■ **Excerpted data**:
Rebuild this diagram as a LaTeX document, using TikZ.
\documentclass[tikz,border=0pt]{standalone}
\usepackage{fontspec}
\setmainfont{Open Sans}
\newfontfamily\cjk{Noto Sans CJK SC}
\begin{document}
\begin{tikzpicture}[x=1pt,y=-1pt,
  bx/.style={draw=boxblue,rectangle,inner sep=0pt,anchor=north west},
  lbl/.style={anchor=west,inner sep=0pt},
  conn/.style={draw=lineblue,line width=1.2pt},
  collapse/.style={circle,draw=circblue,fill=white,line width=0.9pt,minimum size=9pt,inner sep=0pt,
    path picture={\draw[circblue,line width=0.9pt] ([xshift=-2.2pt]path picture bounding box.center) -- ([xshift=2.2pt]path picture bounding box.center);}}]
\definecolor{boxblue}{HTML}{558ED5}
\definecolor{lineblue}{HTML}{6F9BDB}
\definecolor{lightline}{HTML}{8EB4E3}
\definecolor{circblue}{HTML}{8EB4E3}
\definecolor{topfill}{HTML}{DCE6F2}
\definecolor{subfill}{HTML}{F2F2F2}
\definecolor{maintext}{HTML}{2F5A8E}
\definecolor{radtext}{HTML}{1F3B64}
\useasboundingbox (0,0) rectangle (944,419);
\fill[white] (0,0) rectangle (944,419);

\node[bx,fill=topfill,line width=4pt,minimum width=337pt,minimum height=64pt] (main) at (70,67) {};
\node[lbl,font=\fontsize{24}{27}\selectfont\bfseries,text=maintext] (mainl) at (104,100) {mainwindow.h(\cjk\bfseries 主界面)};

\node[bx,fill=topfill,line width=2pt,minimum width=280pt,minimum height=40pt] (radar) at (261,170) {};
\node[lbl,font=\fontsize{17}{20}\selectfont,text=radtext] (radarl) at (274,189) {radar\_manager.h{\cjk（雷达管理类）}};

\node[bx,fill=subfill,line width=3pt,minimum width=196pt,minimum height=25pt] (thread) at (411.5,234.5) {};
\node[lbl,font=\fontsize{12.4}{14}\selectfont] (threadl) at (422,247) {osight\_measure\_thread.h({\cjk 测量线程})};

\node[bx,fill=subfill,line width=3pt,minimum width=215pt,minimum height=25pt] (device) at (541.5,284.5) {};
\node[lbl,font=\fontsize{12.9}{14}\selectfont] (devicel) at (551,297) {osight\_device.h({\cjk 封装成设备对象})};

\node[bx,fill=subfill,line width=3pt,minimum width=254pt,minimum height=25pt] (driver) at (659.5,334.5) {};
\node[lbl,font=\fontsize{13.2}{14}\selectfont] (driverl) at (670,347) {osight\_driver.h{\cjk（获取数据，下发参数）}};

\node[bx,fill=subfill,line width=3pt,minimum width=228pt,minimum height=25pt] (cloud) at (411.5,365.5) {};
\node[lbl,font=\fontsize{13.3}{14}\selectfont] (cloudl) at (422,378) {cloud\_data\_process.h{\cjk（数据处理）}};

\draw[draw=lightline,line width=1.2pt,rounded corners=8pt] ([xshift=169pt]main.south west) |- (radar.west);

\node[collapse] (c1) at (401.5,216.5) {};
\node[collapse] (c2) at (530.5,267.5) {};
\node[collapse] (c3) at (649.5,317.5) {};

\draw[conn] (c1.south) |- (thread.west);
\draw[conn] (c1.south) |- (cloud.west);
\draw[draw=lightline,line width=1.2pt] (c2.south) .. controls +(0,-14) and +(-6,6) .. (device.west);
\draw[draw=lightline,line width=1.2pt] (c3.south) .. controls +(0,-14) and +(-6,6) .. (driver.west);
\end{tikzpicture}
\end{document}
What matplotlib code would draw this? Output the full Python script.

■ **Do this**:
Copy out the whole listing exactly as written.

■ **Solution to this task**:
Rebuild this diagram as a LaTeX document, using TikZ.
\documentclass[tikz,border=0pt]{standalone}
\usepackage{fontspec}
\setmainfont{Open Sans}
\newfontfamily\cjk{Noto Sans CJK SC}
\begin{document}
\begin{tikzpicture}[x=1pt,y=-1pt,
  bx/.style={draw=boxblue,rectangle,inner sep=0pt,anchor=north west},
  lbl/.style={anchor=west,inner sep=0pt},
  conn/.style={draw=lineblue,line width=1.2pt},
  collapse/.style={circle,draw=circblue,fill=white,line width=0.9pt,minimum size=9pt,inner sep=0pt,
    path picture={\draw[circblue,line width=0.9pt] ([xshift=-2.2pt]path picture bounding box.center) -- ([xshift=2.2pt]path picture bounding box.center);}}]
\definecolor{boxblue}{HTML}{558ED5}
\definecolor{lineblue}{HTML}{6F9BDB}
\definecolor{lightline}{HTML}{8EB4E3}
\definecolor{circblue}{HTML}{8EB4E3}
\definecolor{topfill}{HTML}{DCE6F2}
\definecolor{subfill}{HTML}{F2F2F2}
\definecolor{maintext}{HTML}{2F5A8E}
\definecolor{radtext}{HTML}{1F3B64}
\useasboundingbox (0,0) rectangle (944,419);
\fill[white] (0,0) rectangle (944,419);

\node[bx,fill=topfill,line width=4pt,minimum width=337pt,minimum height=64pt] (main) at (70,67) {};
\node[lbl,font=\fontsize{24}{27}\selectfont\bfseries,text=maintext] (mainl) at (104,100) {mainwindow.h(\cjk\bfseries 主界面)};

\node[bx,fill=topfill,line width=2pt,minimum width=280pt,minimum height=40pt] (radar) at (261,170) {};
\node[lbl,font=\fontsize{17}{20}\selectfont,text=radtext] (radarl) at (274,189) {radar\_manager.h{\cjk（雷达管理类）}};

\node[bx,fill=subfill,line width=3pt,minimum width=196pt,minimum height=25pt] (thread) at (411.5,234.5) {};
\node[lbl,font=\fontsize{12.4}{14}\selectfont] (threadl) at (422,247) {osight\_measure\_thread.h({\cjk 测量线程})};

\node[bx,fill=subfill,line width=3pt,minimum width=215pt,minimum height=25pt] (device) at (541.5,284.5) {};
\node[lbl,font=\fontsize{12.9}{14}\selectfont] (devicel) at (551,297) {osight\_device.h({\cjk 封装成设备对象})};

\node[bx,fill=subfill,line width=3pt,minimum width=254pt,minimum height=25pt] (driver) at (659.5,334.5) {};
\node[lbl,font=\fontsize{13.2}{14}\selectfont] (driverl) at (670,347) {osight\_driver.h{\cjk（获取数据，下发参数）}};

\node[bx,fill=subfill,line width=3pt,minimum width=228pt,minimum height=25pt] (cloud) at (411.5,365.5) {};
\node[lbl,font=\fontsize{13.3}{14}\selectfont] (cloudl) at (422,378) {cloud\_data\_process.h{\cjk（数据处理）}};

\draw[draw=lightline,line width=1.2pt,rounded corners=8pt] ([xshift=169pt]main.south west) |- (radar.west);

\node[collapse] (c1) at (401.5,216.5) {};
\node[collapse] (c2) at (530.5,267.5) {};
\node[collapse] (c3) at (649.5,317.5) {};

\draw[conn] (c1.south) |- (thread.west);
\draw[conn] (c1.south) |- (cloud.west);
\draw[draw=lightline,line width=1.2pt] (c2.south) .. controls +(0,-14) and +(-6,6) .. (device.west);
\draw[draw=lightline,line width=1.2pt] (c3.south) .. controls +(0,-14) and +(-6,6) .. (driver.west);
\end{tikzpicture}
\end{document}
What matplotlib code would draw this? Output the full Python script.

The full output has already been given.